* [TASK DIRECTIONS]: Restate the data word for word and leave the images out.

START RAW DATA

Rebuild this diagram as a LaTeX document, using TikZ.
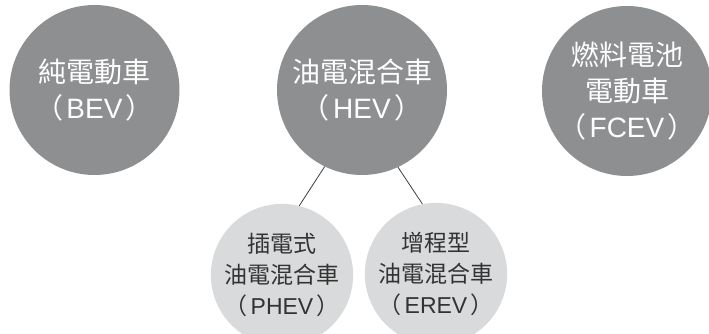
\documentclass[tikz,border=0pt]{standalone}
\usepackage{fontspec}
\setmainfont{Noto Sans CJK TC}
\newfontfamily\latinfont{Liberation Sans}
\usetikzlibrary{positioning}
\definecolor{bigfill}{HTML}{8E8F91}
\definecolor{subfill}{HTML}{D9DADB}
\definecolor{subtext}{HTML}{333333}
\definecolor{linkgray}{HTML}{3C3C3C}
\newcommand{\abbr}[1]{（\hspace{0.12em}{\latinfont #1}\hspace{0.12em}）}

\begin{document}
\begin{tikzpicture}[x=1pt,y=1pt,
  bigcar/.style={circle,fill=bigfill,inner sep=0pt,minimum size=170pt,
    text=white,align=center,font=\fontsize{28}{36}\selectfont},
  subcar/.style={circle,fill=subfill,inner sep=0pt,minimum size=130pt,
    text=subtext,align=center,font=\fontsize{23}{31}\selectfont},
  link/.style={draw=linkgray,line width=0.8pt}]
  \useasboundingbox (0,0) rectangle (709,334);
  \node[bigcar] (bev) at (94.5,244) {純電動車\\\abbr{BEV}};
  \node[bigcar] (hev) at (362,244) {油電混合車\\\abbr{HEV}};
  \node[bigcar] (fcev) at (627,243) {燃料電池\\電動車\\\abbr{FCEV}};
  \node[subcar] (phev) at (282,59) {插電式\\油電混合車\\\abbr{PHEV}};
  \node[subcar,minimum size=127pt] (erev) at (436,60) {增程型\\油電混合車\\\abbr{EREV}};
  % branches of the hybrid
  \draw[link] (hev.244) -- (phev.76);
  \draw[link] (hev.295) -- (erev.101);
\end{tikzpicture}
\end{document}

END RAW DATA

* [COMPLETED EXERCISE]:
Rebuild this diagram as a LaTeX document, using TikZ.
\documentclass[tikz,border=0pt]{standalone}
\usepackage{fontspec}
\setmainfont{Noto Sans CJK TC}
\newfontfamily\latinfont{Liberation Sans}
\usetikzlibrary{positioning}
\definecolor{bigfill}{HTML}{8E8F91}
\definecolor{subfill}{HTML}{D9DADB}
\definecolor{subtext}{HTML}{333333}
\definecolor{linkgray}{HTML}{3C3C3C}
\newcommand{\abbr}[1]{（\hspace{0.12em}{\latinfont #1}\hspace{0.12em}）}

\begin{document}
\begin{tikzpicture}[x=1pt,y=1pt,
  bigcar/.style={circle,fill=bigfill,inner sep=0pt,minimum size=170pt,
    text=white,align=center,font=\fontsize{28}{36}\selectfont},
  subcar/.style={circle,fill=subfill,inner sep=0pt,minimum size=130pt,
    text=subtext,align=center,font=\fontsize{23}{31}\selectfont},
  link/.style={draw=linkgray,line width=0.8pt}]
  \useasboundingbox (0,0) rectangle (709,334);
  \node[bigcar] (bev) at (94.5,244) {純電動車\\\abbr{BEV}};
  \node[bigcar] (hev) at (362,244) {油電混合車\\\abbr{HEV}};
  \node[bigcar] (fcev) at (627,243) {燃料電池\\電動車\\\abbr{FCEV}};
  \node[subcar] (phev) at (282,59) {插電式\\油電混合車\\\abbr{PHEV}};
  \node[subcar,minimum size=127pt] (erev) at (436,60) {增程型\\油電混合車\\\abbr{EREV}};
  % branches of the hybrid
  \draw[link] (hev.244) -- (phev.76);
  \draw[link] (hev.295) -- (erev.101);
\end{tikzpicture}
\end{document}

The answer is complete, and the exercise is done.